# Hand Blender options



## pixybratt (Nov 5, 2009)

OK I love using a whisk and making things the old way, but I have a feeling after this week my doctor is going to tell me I can't so that anymore. (I have hand and wrist issues) so I was thinking i'd make the long trip to wally world and buy a hand blender. I did notice on the web site they have a couple of options , one has a whisk feature that can be added, is this any good or am I better of keeping it simple?

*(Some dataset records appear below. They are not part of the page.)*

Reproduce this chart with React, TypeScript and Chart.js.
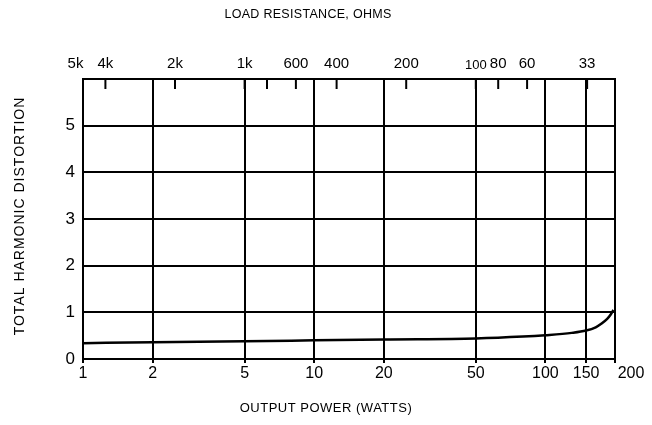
import React, { useEffect, useRef } from "react";
import { Chart, registerables } from "chart.js";

Chart.register(...registerables);

// Data
const powerWatts = [1, 2, 5, 10, 20, 50, 80, 100, 130, 150, 165, 175, 185, 192, 197];
const thdPercent = [0.34, 0.36, 0.38, 0.4, 0.42, 0.44, 0.48, 0.51, 0.56, 0.61, 0.68, 0.76, 0.86, 0.96, 1.05];

const powerMin = 1;
const powerMax = 200;
const powerTicks = [1, 2, 5, 10, 20, 50, 100, 150, 200];
const powerTickLabels = ["1", "2", "5", "10", "20", "50", "100", "150", "200"];

const resistanceOhms = [5000, 4000, 2000, 1000, 800, 600, 400, 200, 100, 80, 60, 33];
const resistanceLabels = ["5k", "4k", "2k", "1k", "", "600", "400", "200", "100", "80", "60", "33"];
const powerResistanceConstant = 5000; // P = K / R

const yTicks = [0, 1, 2, 3, 4, 5, 6];
const yTickLabels = ["0", "1", "2", "3", "4", "5", ""];

const TITLE_TOP = "LOAD RESISTANCE, OHMS";
const TITLE_BOTTOM = "OUTPUT POWER (WATTS)";
const TITLE_Y = "TOTAL HARMONIC DISTORTION";

const FONT = "'Liberation Sans', Arial, sans-serif";
const EM = "\u2003";

const decorPlugin = {
  id: "decor",
  afterDraw(chart: any) {
    const ctx = chart.ctx;
    const area = chart.chartArea;
    const top = chart.scales.x2;
    ctx.save();
    ctx.strokeStyle = "#000";
    ctx.lineWidth = 2;
    top.ticks.forEach((t: any) => {
      const px = top.getPixelForValue(t.value);
      if (px <= area.left + 2 || px >= area.right - 2) return;
      ctx.beginPath();
      ctx.moveTo(px, area.top);
      ctx.lineTo(px, area.top + 10);
      ctx.stroke();
    });
    ctx.fillStyle = "#000";
    ctx.textAlign = "center";
    ctx.textBaseline = "middle";
    ctx.font = `12.5px ${FONT}`;
    (ctx as any).letterSpacing = "0.3px";
    ctx.fillText(TITLE_TOP, 308, 15);
    ctx.font = `13px ${FONT}`;
    (ctx as any).letterSpacing = "0.5px";
    ctx.fillText(TITLE_BOTTOM, 326, 408);
    ctx.font = `14px ${FONT}`;
    (ctx as any).letterSpacing = "1px";
    ctx.translate(20, 216);
    ctx.rotate(-Math.PI / 2);
    ctx.fillText(TITLE_Y, 0, 0);
    ctx.restore();
  },
};

const tickFont = { family: FONT, size: 16 };
const topFont = (c: any) => ({
  family: FONT,
  size: c.tick && String(c.tick.label).trim().length > 2 && c.tick.value > 40 ? 13 : 15,
});

export default function App() {
  const ref = useRef<HTMLCanvasElement>(null);
  useEffect(() => {
    if (!ref.current) return;
    const chart = new Chart(ref.current, {
      type: "line",
      data: {
        datasets: [
          {
            data: powerWatts.map((p, i) => ({ x: p, y: thdPercent[i] })),
            borderColor: "#000",
            borderWidth: 2.5,
            pointRadius: 0,
            cubicInterpolationMode: "monotone",
            fill: false,
          },
        ],
      },
      options: {
        animation: false,
        responsive: true,
        maintainAspectRatio: false,
        layout: { padding: { left: 0, right: 37, top: 0, bottom: 0 } },
        plugins: { legend: { display: false }, tooltip: { enabled: false } },
        scales: {
          x: {
            type: "logarithmic",
            position: "bottom",
            min: powerMin,
            max: powerMax,
            afterBuildTicks: (scale: any) => {
              scale.ticks = powerTicks.map((v) => ({ value: v }));
            },
            afterFit: (scale: any) => {
              scale.height = 66;
            },
            ticks: {
              autoSkip: false,
              maxRotation: 0,
              color: "#000",
              padding: 1,
              font: tickFont,
              // the edge label sits to the right of the frame, as in the reference
              callback: (v: any, i: number) => (v === powerMax ? EM + EM + powerTickLabels[i] : powerTickLabels[i]),
            },
            grid: { color: "#000", lineWidth: 2, tickLength: 4, drawTicks: true },
            border: { color: "#000", width: 2 },
          },
          x2: {
            type: "logarithmic",
            position: "top",
            min: powerMin,
            max: powerMax,
            afterBuildTicks: (scale: any) => {
              scale.ticks = resistanceOhms.map((r) => ({ value: powerResistanceConstant / r }));
            },
            afterFit: (scale: any) => {
              scale.height = 79;
            },
            ticks: {
              autoSkip: false,
              maxRotation: 0,
              color: "#000",
              padding: 6,
              font: topFont,
              // the edge label sits to the left of the frame, as in the reference
              callback: (v: any, i: number) => (v === powerMin ? resistanceLabels[i] + EM : resistanceLabels[i]),
            },
            grid: { drawOnChartArea: false, drawTicks: false },
            border: { color: "#000", width: 2 },
          },
          y: {
            type: "linear",
            min: 0,
            max: 6,
            afterBuildTicks: (scale: any) => {
              scale.ticks = yTicks.map((v) => ({ value: v }));
            },
            afterFit: (scale: any) => {
              scale.width = 83;
            },
            ticks: {
              color: "#000",
              padding: 8,
              font: { family: FONT, size: 17 },
              callback: (_v: any, i: number) => yTickLabels[i],
            },
            grid: { color: "#000", lineWidth: 2, drawTicks: false },
            border: { color: "#000", width: 2 },
          },
        },
      } as any,
      plugins: [decorPlugin],
    });
    return () => chart.destroy();
  }, []);
  return (
    <div style={{ position: "fixed", left: 0, top: 0, width: 652, height: 425, background: "#fff" }}>
      <canvas ref={ref} />
    </div>
  );
}
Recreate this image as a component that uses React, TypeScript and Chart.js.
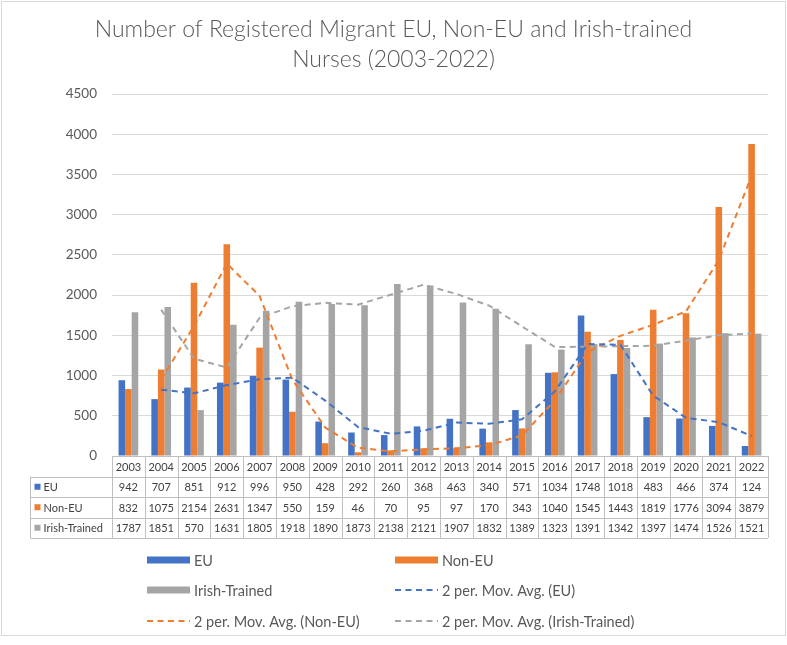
import { useEffect, useRef } from "react";
import { Chart, registerables } from "chart.js";

Chart.register(...registerables);

// Registration years and yearly counts per training origin
const years = [
  "2003", "2004", "2005", "2006", "2007", "2008", "2009", "2010", "2011", "2012",
  "2013", "2014", "2015", "2016", "2017", "2018", "2019", "2020", "2021", "2022",
];
const euNurses = [942, 707, 851, 912, 996, 950, 428, 292, 260, 368, 463, 340, 571, 1034, 1748, 1018, 483, 466, 374, 124];
const nonEuNurses = [832, 1075, 2154, 2631, 1347, 550, 159, 46, 70, 95, 97, 170, 343, 1040, 1545, 1443, 1819, 1776, 3094, 3879];
const irishTrainedNurses = [1787, 1851, 570, 1631, 1805, 1918, 1890, 1873, 2138, 2121, 1907, 1832, 1389, 1323, 1391, 1342, 1397, 1474, 1526, 1521];

const seriesNames = ["EU", "Non-EU", "Irish-Trained"];
const yMax = 4500;
const yStep = 500;
const titleLines = ["Number of Registered Migrant EU, Non-EU and Irish-trained", "Nurses (2003-2022)"];

const BLUE = "#4472C4";
const ORANGE = "#ED7D31";
const GREY = "#A5A5A5";
const TEXT = "#595959";
const FONT = "Lato, 'Noto Sans', sans-serif";

// Two-period moving average trendline (first period has no value)
function movingAverage2(values: number[]): (number | null)[] {
  return values.map((v, i) => (i === 0 ? null : (values[i - 1] + v) / 2));
}

const W = 787;
const H = 645;

const decorPlugin = {
  id: "decor",
  beforeDraw(chart: any) {
    const ctx = chart.ctx;
    ctx.save();
    ctx.fillStyle = "#ffffff";
    ctx.fillRect(0, 0, W, H);
    ctx.restore();
  },
  afterDraw(chart: any) {
    const ctx: CanvasRenderingContext2D = chart.ctx;
    const area = chart.chartArea;
    const xs = chart.scales.x;
    const n = years.length;
    const half = (xs.getPixelForValue(1) - xs.getPixelForValue(0)) / 2;
    ctx.save();

    // outer frame
    ctx.strokeStyle = "#d9d9d9";
    ctx.lineWidth = 1;
    ctx.strokeRect(1.5, 1.5, W - 3, 634);

    // title
    ctx.fillStyle = TEXT;
    ctx.textAlign = "center";
    ctx.textBaseline = "middle";
    ctx.font = `300 23px ${FONT}`;
    ctx.fillText(titleLines[0], W / 2 + 0, 30);
    ctx.fillText(titleLines[1], W / 2 + 0, 60);

    // data table
    const rowH = 20.5;
    const top = area.bottom;
    const tableLeft = 30.5;
    const bottom = top + rowH * 4;
    ctx.strokeStyle = "#bfbfbf";
    ctx.beginPath();
    ctx.moveTo(area.left, top + 0.5);
    ctx.lineTo(area.right, top + 0.5);
    for (let r = 1; r <= 4; r++) {
      const y = Math.round(top + rowH * r) + 0.5;
      ctx.moveTo(tableLeft, y);
      ctx.lineTo(area.right, y);
    }
    for (let i = 0; i <= n; i++) {
      const x = Math.round(i < n ? xs.getPixelForValue(i) - half : xs.getPixelForValue(n - 1) + half) + 0.5;
      ctx.moveTo(x, top);
      ctx.lineTo(x, bottom);
    }
    ctx.moveTo(tableLeft, top + rowH);
    ctx.lineTo(tableLeft, bottom);
    ctx.stroke();

    ctx.font = `11px ${FONT}`;
    ctx.fillStyle = "#404040";
    ctx.textAlign = "center";
    const rows = [euNurses, nonEuNurses, irishTrainedNurses];
    const colors = [BLUE, ORANGE, GREY];
    for (let i = 0; i < n; i++) {
      const cx = xs.getPixelForValue(i);
      ctx.fillText(years[i], cx, top + rowH / 2 + 1);
      rows.forEach((row, r) => {
        ctx.fillText(String(row[i]), cx, top + rowH * (r + 1.5) + 1);
      });
    }
    ctx.textAlign = "left";
    rows.forEach((_, r) => {
      const cy = top + rowH * (r + 1.5);
      ctx.fillStyle = colors[r];
      ctx.fillRect(tableLeft + 4, cy - 3, 6, 6);
      ctx.fillStyle = "#404040";
      ctx.fillText(seriesNames[r], tableLeft + 13, cy + 1);
    });

    // legend
    const legendItems = [
      { label: "EU", color: BLUE, kind: "bar" },
      { label: "Non-EU", color: ORANGE, kind: "bar" },
      { label: "Irish-Trained", color: GREY, kind: "bar" },
      { label: "2 per. Mov. Avg. (EU)", color: BLUE, kind: "line" },
      { label: "2 per. Mov. Avg. (Non-EU)", color: ORANGE, kind: "line" },
      { label: "2 per. Mov. Avg. (Irish-Trained)", color: GREY, kind: "line" },
    ];
    const colX = [147, 395];
    const rowY = [560, 590, 621];
    ctx.font = `14.5px ${FONT}`;
    ctx.textBaseline = "middle";
    legendItems.forEach((item, k) => {
      const x = colX[k % 2];
      const y = rowY[Math.floor(k / 2)];
      if (item.kind === "bar") {
        ctx.fillStyle = item.color;
        ctx.fillRect(x, y - 3.5, 43, 7);
      } else {
        ctx.strokeStyle = item.color;
        ctx.lineWidth = 2;
        ctx.setLineDash([6, 4.5]);
        ctx.beginPath();
        ctx.moveTo(x, y);
        ctx.lineTo(x + 43, y);
        ctx.stroke();
        ctx.setLineDash([]);
      }
      ctx.fillStyle = TEXT;
      ctx.fillText(item.label, x + 47, y + 1);
    });

    ctx.restore();
  },
};

export default function App() {
  const canvasRef = useRef<HTMLCanvasElement | null>(null);

  useEffect(() => {
    const canvas = canvasRef.current;
    if (!canvas) return;
    const barDefaults = { borderWidth: 0, categoryPercentage: 0.6, barPercentage: 1.0, order: 2 };
    const lineDefaults = {
      type: "line" as const,
      borderWidth: 2,
      borderDash: [6, 4.5],
      pointRadius: 0,
      tension: 0,
      fill: false,
      spanGaps: false,
      order: 1,
    };
    const chart = new Chart(canvas, {
      type: "bar",
      data: {
        labels: years,
        datasets: [
          { ...barDefaults, label: "EU", data: euNurses, backgroundColor: BLUE },
          { ...barDefaults, label: "Non-EU", data: nonEuNurses, backgroundColor: ORANGE },
          { ...barDefaults, label: "Irish-Trained", data: irishTrainedNurses, backgroundColor: GREY },
          { ...lineDefaults, label: "2 per. Mov. Avg. (EU)", data: movingAverage2(euNurses), borderColor: BLUE },
          { ...lineDefaults, label: "2 per. Mov. Avg. (Non-EU)", data: movingAverage2(nonEuNurses), borderColor: ORANGE },
          { ...lineDefaults, label: "2 per. Mov. Avg. (Irish-Trained)", data: movingAverage2(irishTrainedNurses), borderColor: GREY },
        ] as any,
      },
      options: {
        responsive: false,
        animation: false,
        layout: { padding: { left: 0, top: 94, right: 19, bottom: 189 } },
        plugins: {
          legend: { display: false },
          title: { display: false },
          tooltip: { enabled: false },
        },
        scales: {
          x: { display: false },
          y: {
            min: 0,
            max: yMax,
            afterFit: (scale: any) => {
              scale.width = 112;
            },
            ticks: {
              stepSize: yStep,
              color: TEXT,
              padding: 15,
              font: { family: FONT, size: 13.5 },
              callback: (value: any) => String(value),
            },
            grid: { color: "#d9d9d9", drawTicks: false },
            border: { display: false },
          },
        },
      },
      plugins: [decorPlugin],
    });
    return () => chart.destroy();
  }, []);

  return (
    <div style={{ position: "absolute", left: 0, top: 0, width: W, height: H }}>
      <canvas ref={canvasRef} width={W} height={H} style={{ display: "block" }} />
    </div>
  );
}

Also is there anyone that is better for soaping than the others?


Thanks

Stacy


----------



## Psalm 23 (Nov 10, 2009)

I have been useing a "Stick blender,"  because I read somwhere once that hand blenders can mix too much air into the soap.  But I am new to this so maybe sombody with more experiance will come by


----------



## Twilitr (Nov 10, 2009)

I have a Hamilton Stick blender i got at WalMart for $20. its the one that came with the wisk attachment you mentioned. I love it. best $20 i ever spent


----------



## carebear (Nov 10, 2009)

I've never used the whisk attachment on mine - certainly not for soap where you don't want air whipped in.


----------



## pixybratt (Nov 10, 2009)

Thanks I think I'll go with the HB one because the whisk attachment should work great for lotions.


----------



## dagmar88 (Nov 11, 2009)

carebear said:
			
		

> I've never used the whisk attachment on mine - certainly not for soap where you don't want air whipped in.



oooh, you're really missing out on something! I've been making a lot of whipped batches and love it.


----------